Де Санктис описывает внешность Россини следующим образом: «Я видел его: неподвижный, с округлыми плечами и выступающим животом, передвигающийся по салону мелкими шагами, оказывая почести гостю дома. Судя по его внешнему виду, невозможно было предположить, что это художник и величайший гений своего времени. Его светло-рыжий парик резко подчеркивал лоб, а виски странно контрастировали с бледным и тщательно выбритым лицом. О его мощном воображении свидетельствовали только его живые пронзительные глаза, а судя по его тонким губам, слегка сардонически изогнутым, он представлял собой человека незаурядного ума. В нем не было и следа высокомерия и тех тяжелых манер, которые часто появляются у знаменитых людей».
К 16 мая Де Санктис закончил рисовать Россини. На самом похожем рисунке внизу подпись, сделанная рукой Россини: «Дорогому Гульельмо Де Санктису. Пользуюсь этим случаем, чтобы выразить вам свою дружбу и восхищение. Дж. Россини. Пасси, Париж, 15 мая 1862 года». Художник продолжал быть желанным гостем и во время своего дальнейшего пребывания в Париже. Комментируя тенденцию Россини обсуждать прошлое, Де Санктис написал: «Он напоминал красавицу преклонных лет, которой нравилось вспоминать прежние дни, когда все за ней ухаживали и хвалили ее». Но Россини также обсуждал и текущие события, происходившие в основном на итальянской политической сцене, о которых говорил: «Единственным преимуществом, которое будет иметь нация после объединения, – это новое интеллектуальное пробуждение итальянцев; что касается всего остального, у меня мало веры, так как, сколько ни пытайся выстроить людей, они всегда будут следовать своим страстям. В 1848 году меня обвинили в том, что я будто бы реакционер, потому что не соглашался с теми, кто полагал, будто можно избавиться от австрийцев с помощью гимнов и криков «Вива, Италия!». Время показало, что я был прав. Но не могу не согласиться, что эти ребята во многом преуспели, а также, хотя и противостоял их доктринам, должен воздать должное Мадзини, так как его постоянное волнение поддерживает в итальянцах дух свободы и независимости, делая таким образом возможным объединение Италии».

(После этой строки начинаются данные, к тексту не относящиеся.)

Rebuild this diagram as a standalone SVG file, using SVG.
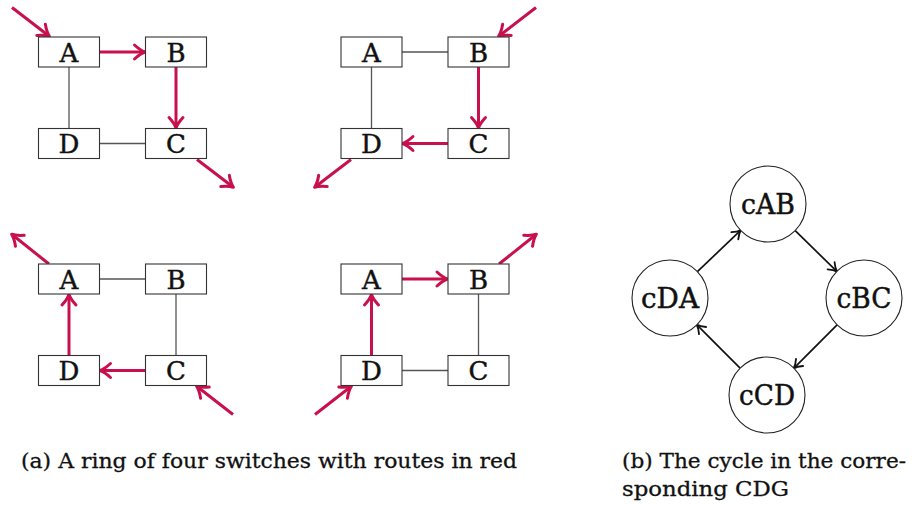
<svg xmlns="http://www.w3.org/2000/svg" width="914" height="507" viewBox="0 0 914 507">
<style>
.box{fill:#fff;stroke:#333;stroke-width:1.1}
.lbl{font-family:"DejaVu Serif","Liberation Serif",serif;font-size:26px;fill:#111;stroke:#111;stroke-width:0.45;text-anchor:middle}
.clbl{font-family:"DejaVu Serif","Liberation Serif",serif;font-size:27px;fill:#111;stroke:#111;stroke-width:0.45;text-anchor:middle}
.cap{font-family:"DejaVu Serif","Liberation Serif",serif;font-size:21px;fill:#111;stroke:#111;stroke-width:0.3}
.link{stroke:#555;stroke-width:1.3;fill:none}
.route{stroke:#C8104D;stroke-width:3;fill:none;marker-end:url(#red)}
.dep{stroke:#111;stroke-width:1.7;fill:none;marker-end:url(#blk)}
.circ{fill:#fff;stroke:#222;stroke-width:1.1}
</style>
<defs>
<marker id="red" markerUnits="userSpaceOnUse" orient="auto" overflow="visible" markerWidth="1" markerHeight="1" refX="0" refY="0">
<path d="M-10,-7 Q-4,-1.5 0.5,0 Q-4,1.5 -10,7" fill="none" stroke="#C8104D" stroke-width="3" stroke-linecap="round" stroke-linejoin="round"/>
</marker>
<marker id="blk" markerUnits="userSpaceOnUse" orient="auto" overflow="visible" markerWidth="1" markerHeight="1" refX="0" refY="0">
<path d="M-8,-5 Q-3.5,-1 0.5,0 Q-3.5,1 -8,5" fill="none" stroke="#111" stroke-width="1.8" stroke-linecap="round" stroke-linejoin="round"/>
</marker>
</defs>

<g id="connectors">
<!-- top-left -->
<line class="link" x1="69" y1="67" x2="69" y2="128.5"/>
<line class="link" x1="99.5" y1="143.5" x2="145.5" y2="143.5"/>
<line class="route" x1="12" y1="7.5" x2="49" y2="36"/>
<line class="route" x1="99.5" y1="52" x2="144.5" y2="52"/>
<line class="route" x1="176" y1="67" x2="176" y2="127.5"/>
<line class="route" x1="197" y1="159.5" x2="233" y2="187"/>
<!-- top-right -->
<line class="link" x1="402" y1="52" x2="448" y2="52"/>
<line class="link" x1="371.5" y1="67" x2="371.5" y2="128.5"/>
<line class="route" x1="536" y1="7.5" x2="499" y2="36"/>
<line class="route" x1="478.5" y1="67" x2="478.5" y2="127.5"/>
<line class="route" x1="448" y1="143.5" x2="403" y2="143.5"/>
<line class="route" x1="351" y1="159.5" x2="315" y2="187"/>
<!-- bottom-left -->
<line class="link" x1="99.5" y1="279" x2="145.5" y2="279"/>
<line class="link" x1="176" y1="294" x2="176" y2="355.5"/>
<line class="route" x1="49" y1="264" x2="12" y2="234.5"/>
<line class="route" x1="69" y1="355.5" x2="69" y2="295"/>
<line class="route" x1="145.5" y1="370.5" x2="100.5" y2="370.5"/>
<line class="route" x1="233" y1="414.5" x2="197" y2="386.5"/>
<!-- bottom-right -->
<line class="link" x1="402" y1="370.5" x2="448" y2="370.5"/>
<line class="link" x1="478.5" y1="294" x2="478.5" y2="355.5"/>
<line class="route" x1="315" y1="414.5" x2="351" y2="386.5"/>
<line class="route" x1="371.5" y1="355.5" x2="371.5" y2="295"/>
<line class="route" x1="402" y1="279" x2="447" y2="279"/>
<line class="route" x1="499" y1="264" x2="536" y2="234.5"/>
<!-- CDG -->
<line class="dep" x1="697.4" y1="271.7" x2="740.6" y2="230.3"/>
<line class="dep" x1="795.2" y1="230.6" x2="836.8" y2="271.4"/>
<line class="dep" x1="837.1" y1="324.9" x2="793.9" y2="368.1"/>
<line class="dep" x1="740.1" y1="368.1" x2="696.9" y2="324.9"/>
</g>

<g id="tl-A"><rect class="box" x="38.5" y="37" width="61" height="30"/><text class="lbl" x="69" y="61.5">A</text></g>
<g id="tl-B"><rect class="box" x="145.5" y="37" width="61" height="30"/><text class="lbl" x="176" y="61.5">B</text></g>
<g id="tl-D"><rect class="box" x="38.5" y="128.5" width="61" height="30"/><text class="lbl" x="69" y="153">D</text></g>
<g id="tl-C"><rect class="box" x="145.5" y="128.5" width="61" height="30"/><text class="lbl" x="176" y="153">C</text></g>

<g id="tr-A"><rect class="box" x="341" y="37" width="61" height="30"/><text class="lbl" x="371.5" y="61.5">A</text></g>
<g id="tr-B"><rect class="box" x="448" y="37" width="61" height="30"/><text class="lbl" x="478.5" y="61.5">B</text></g>
<g id="tr-D"><rect class="box" x="341" y="128.5" width="61" height="30"/><text class="lbl" x="371.5" y="153">D</text></g>
<g id="tr-C"><rect class="box" x="448" y="128.5" width="61" height="30"/><text class="lbl" x="478.5" y="153">C</text></g>

<g id="bl-A"><rect class="box" x="38.5" y="264" width="61" height="30"/><text class="lbl" x="69" y="288.5">A</text></g>
<g id="bl-B"><rect class="box" x="145.5" y="264" width="61" height="30"/><text class="lbl" x="176" y="288.5">B</text></g>
<g id="bl-D"><rect class="box" x="38.5" y="355.5" width="61" height="30"/><text class="lbl" x="69" y="380">D</text></g>
<g id="bl-C"><rect class="box" x="145.5" y="355.5" width="61" height="30"/><text class="lbl" x="176" y="380">C</text></g>

<g id="br-A"><rect class="box" x="341" y="264" width="61" height="30"/><text class="lbl" x="371.5" y="288.5">A</text></g>
<g id="br-B"><rect class="box" x="448" y="264" width="61" height="30"/><text class="lbl" x="478.5" y="288.5">B</text></g>
<g id="br-D"><rect class="box" x="341" y="355.5" width="61" height="30"/><text class="lbl" x="371.5" y="380">D</text></g>
<g id="br-C"><rect class="box" x="448" y="355.5" width="61" height="30"/><text class="lbl" x="478.5" y="380">C</text></g>

<g id="cAB"><circle class="circ" cx="768" cy="204" r="38"/><text class="clbl" x="768" y="214" textLength="54" lengthAdjust="spacingAndGlyphs">cAB</text></g>
<g id="cBC"><circle class="circ" cx="864" cy="298" r="38"/><text class="clbl" x="864" y="308" textLength="55" lengthAdjust="spacingAndGlyphs">cBC</text></g>
<g id="cCD"><circle class="circ" cx="767" cy="395" r="38"/><text class="clbl" x="767" y="405" textLength="56" lengthAdjust="spacingAndGlyphs">cCD</text></g>
<g id="cDA"><circle class="circ" cx="670" cy="298" r="38"/><text class="clbl" x="670" y="308" textLength="58" lengthAdjust="spacingAndGlyphs">cDA</text></g>

<g id="captions">
<text class="cap" x="21" y="468" textLength="496" lengthAdjust="spacingAndGlyphs">(a) A ring of four switches with routes in red</text>
<text class="cap" x="622" y="468" textLength="284" lengthAdjust="spacingAndGlyphs">(b) The cycle in the corre-</text>
<text class="cap" x="622" y="496" textLength="167" lengthAdjust="spacingAndGlyphs">sponding CDG</text>
</g>
</svg>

Когда Де Санктис спросил Россини, устает ли тот от сочинительства, старик ответил: «Дорогой друг, если бы я уставал, то никогда бы ничего не написал, так как ленив от природы. Я написал «Севильского цирюльника» за тринадцать дней, постоянно работая среди болтовни моих друзей. Одиночество никогда не доставляло мне удовольствия. Когда у меня появлялось настроение писать музыку, но не было компании, я ее искал». На вопрос художника, почему он вводил в свою музыку так много рулад и прочих украшений, Россини сказал: «Причина проста. Певцы обычно делали это самостоятельно и с очень плохим вкусом. Для того чтобы этого избежать, я решил писать их сам в форме, более соответствующей моей музыке, но не потому, что считал украшения необходимыми для прекрасного пения».
3 июня Де Санктис был гостем на обеде у Россини. Молодой итальянец стал говорить о том одиночестве, которое испытывал, находясь вдали от матери. Растроганный Россини произнес: «Я тоже очень любил свою мать, это самая большая привязанность, которую я испытывал в своей жизни. Я даже женился для того, чтобы доставить ей удовольствие, хотя предпочел бы остаться холостяком». Де Санктис спросил, почему он так рано оставил свою карьеру. Россини объяснил так: «Если бы у меня были дети, мне пришлось бы продолжать писать [оперы], несмотря на природную склонность к лени. Но, будучи человеком одиноким и имея достаточно средств, чтобы жить безбедно, я никогда не отказывался от своего решения ни ради денег, ни ради почестей. Импресарио, короли, императоры часто искушали меня всеми возможными способами. Что ж, – добавил он, хлопнув Де Санктиса по спине и улыбнувшись, – уйти вовремя тоже требует определенной гениальности».
Когда Де Санктис попросил Россини поделиться мнением о великих итальянских композиторах, хозяин начал со слов: «Самым великим из них, на мой взгляд, является иностранец, Моцарт. Он знал, как представить себя итальянцем в пении и быть в то же самое время очень умелым в композиции и таким образом превосходно справляться как с серьезными, так и с шуточными темами. Дар, присущий далеко не каждому». Он назвал Доницетти «одним из самых плодовитых и разносторонних талантов нашего времени» и добавил: «Будучи его близким другом, я порицал его многократно за то, что он слишком близко следует ритмам моей музыки, лишаясь таким образом оригинальности. С другой стороны, когда он следует своему вдохновению без придуманных заранее идей, он очень оригинален, как это демонстрируют «Анна Болейн», «Лючия» и «Любовный напиток».